Henry Meeds, who is majoring in management and accounting, says the experience he gained while working with the Consulting Lab helped him land a permanent job in New York City. When he graduates this spring, Meeds will step into a consulting position with PwC, one of the country’s top consulting firms.

“We’re getting hands-on experience during every part of the project,” Meeds says of his team’s work at the airport. “We’re doing things that maybe a partner would be doing at PwC.”

Nicolas Hartung, another student on the airport project, says the consulting work has made him a more confident communicator.

“In January, we went (to the airport) and delivered our project to all of the concession owners and opera-tors there,” he says. “It was a really cool experience because we saw how we’re helping them firsthand, and that they were actually going to take our advice and learn from it.”

As part of the experience, students learn to sell themselves, Snyder says. Although the lab doesn’t charge clients, students need to persuade clients to give them the time it takes to provide consulting for their businesses. Some clients realize that the students’ ages and perspectives can offer perfect measure for how their business plan will be received.

“Being candid, we’ve had some businesses come to us with what they think is a good strategy or a good development, but we’re scratching our heads and wondering how this would work,” Snyder says. “Then the businesses realize that if the students, who represent the demographic group they may be targeting don’t understand, it’s unlikely the general public will.”

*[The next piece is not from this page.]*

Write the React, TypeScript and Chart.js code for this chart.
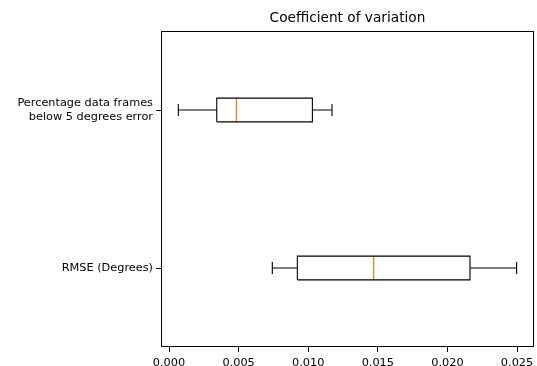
import React, { useEffect, useRef } from "react";
import { Chart, registerables } from "chart.js";

Chart.register(...registerables);

// Data
const titleText = "Coefficient of variation";
const categories: (string | string[])[] = [
  "RMSE (Degrees)",
  ["Percentage data frames", "below 5 degrees error"],
];
const positions = [1, 2];
const whiskerLow = [0.00742, 0.00067];
const q1 = [0.00922, 0.00343];
const median = [0.0147, 0.00484];
const q3 = [0.02162, 0.0103];
const whiskerHigh = [0.02497, 0.01171];
const xTicks = [0, 0.005, 0.01, 0.015, 0.02, 0.025];
const boxHalf = 0.075;
const capHalf = 0.0375;

type P = { x: number; y: number };
const GAP: P = { x: NaN, y: NaN };

function buildBlack(): P[] {
  const pts: P[] = [];
  positions.forEach((p, i) => {
    pts.push({ x: whiskerLow[i], y: p - capHalf }, { x: whiskerLow[i], y: p + capHalf }, GAP);
    pts.push({ x: whiskerLow[i], y: p }, { x: q1[i], y: p }, GAP);
    pts.push({ x: q3[i], y: p }, { x: whiskerHigh[i], y: p }, GAP);
    pts.push({ x: whiskerHigh[i], y: p - capHalf }, { x: whiskerHigh[i], y: p + capHalf }, GAP);
    pts.push(
      { x: q1[i], y: p - boxHalf },
      { x: q3[i], y: p - boxHalf },
      { x: q3[i], y: p + boxHalf },
      { x: q1[i], y: p + boxHalf },
      { x: q1[i], y: p - boxHalf },
      GAP
    );
  });
  return pts;
}

function buildMedian(): P[] {
  const pts: P[] = [];
  positions.forEach((p, i) => {
    pts.push({ x: median[i], y: p - boxHalf }, { x: median[i], y: p + boxHalf }, GAP);
  });
  return pts;
}

const FONT = "'DejaVu Sans', sans-serif";

const frame = {
  id: "frame",
  afterDatasetsDraw(chart: any) {
    const { ctx, chartArea } = chart;
    ctx.save();
    ctx.strokeStyle = "#000";
    ctx.lineWidth = 1;
    ctx.strokeRect(
      Math.round(chartArea.left) + 0.5,
      Math.round(chartArea.top) + 0.5,
      Math.round(chartArea.right - chartArea.left) - 1,
      Math.round(chartArea.bottom - chartArea.top) - 1
    );
    // axes title centred over the plot area (like matplotlib)
    ctx.fillStyle = "#000";
    ctx.font = `13.7px ${FONT}`;
    ctx.textAlign = "center";
    ctx.textBaseline = "alphabetic";
    ctx.fillText(titleText, (chartArea.left + chartArea.right) / 2, chartArea.top - 9);
    ctx.restore();
  },
};

export default function App() {
  const ref = useRef<HTMLCanvasElement>(null);
  useEffect(() => {
    document.body.style.margin = "0";
    const chart = new Chart(ref.current!, {
      type: "scatter",
      data: {
        datasets: [
          {
            data: buildBlack(),
            showLine: true,
            spanGaps: false,
            borderColor: "#000",
            borderWidth: 1.1,
            pointRadius: 0,
            pointHoverRadius: 0,
          } as any,
          {
            data: buildMedian(),
            showLine: true,
            spanGaps: false,
            borderColor: "#ff7f0e",
            borderWidth: 1.3,
            pointRadius: 0,
            pointHoverRadius: 0,
          } as any,
        ],
      },
      options: {
        animation: false,
        responsive: false,
        events: [],
        layout: { padding: { left: 0, right: 3, top: 31, bottom: 0 } },
        plugins: {
          legend: { display: false },
          tooltip: { enabled: false },
          title: { display: false },
        },
        scales: {
          x: {
            type: "linear",
            min: -0.000575,
            max: 0.02622,
            afterBuildTicks: (s: any) => {
              s.ticks = xTicks.map((v) => ({ value: v }));
            },
            afterFit: (s: any) => {
              s.height = 19;
              s.paddingLeft = 0;
              s.paddingRight = 0;
            },
            ticks: {
              color: "#000",
              font: { family: FONT, size: 11.3 },
              padding: 4,
              maxRotation: 0,
              autoSkip: false,
              callback: (v: any) => Number(v).toFixed(3),
            },
            grid: {
              display: true,
              drawOnChartArea: false,
              drawTicks: true,
              tickLength: 5,
              tickColor: "#000",
              color: "#000",
            },
            border: { display: false },
          },
          y: {
            type: "linear",
            min: 0.5,
            max: 2.5,
            afterBuildTicks: (s: any) => {
              s.ticks = positions.map((v) => ({ value: v }));
            },
            afterFit: (s: any) => {
              s.width = 161;
              s.paddingTop = 0;
              s.paddingBottom = 0;
            },
            ticks: {
              color: "#000",
              font: { family: FONT, size: 11.3 },
              padding: 3,
              autoSkip: false,
              callback: (v: any) => {
                const i = positions.indexOf(Number(v));
                return i >= 0 ? (categories[i] as any) : "";
              },
            },
            grid: {
              display: true,
              drawOnChartArea: false,
              drawTicks: true,
              tickLength: 5,
              tickColor: "#000",
              color: "#000",
            },
            border: { display: false },
          },
        },
      },
      plugins: [frame],
    });
    return () => chart.destroy();
  }, []);
  return (
    <div style={{ width: 537, height: 366, background: "#fff" }}>
      <canvas ref={ref} width={537} height={366} style={{ display: "block" }} />
    </div>
  );
}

Gaining a new perspective was a big reason Vantage’s general manager, Lovell Holloway was excited for the opportunity to work with Bloch’s student consultants.

“This is a once-in-a-generation opportunity and our vision was, how do we bring more people along?” Holloway recalls. “We have legacy behaviors around staffing, economic impact studies and internships. We wanted to break the norm.”

Holloway asked students to get involved in each of those areas as his company opened concessions at the airport.

“Having the perspectives of people from a younger generation only made sense,” he says. “They’d have fresh ideas and help us look at this from a better point of view.”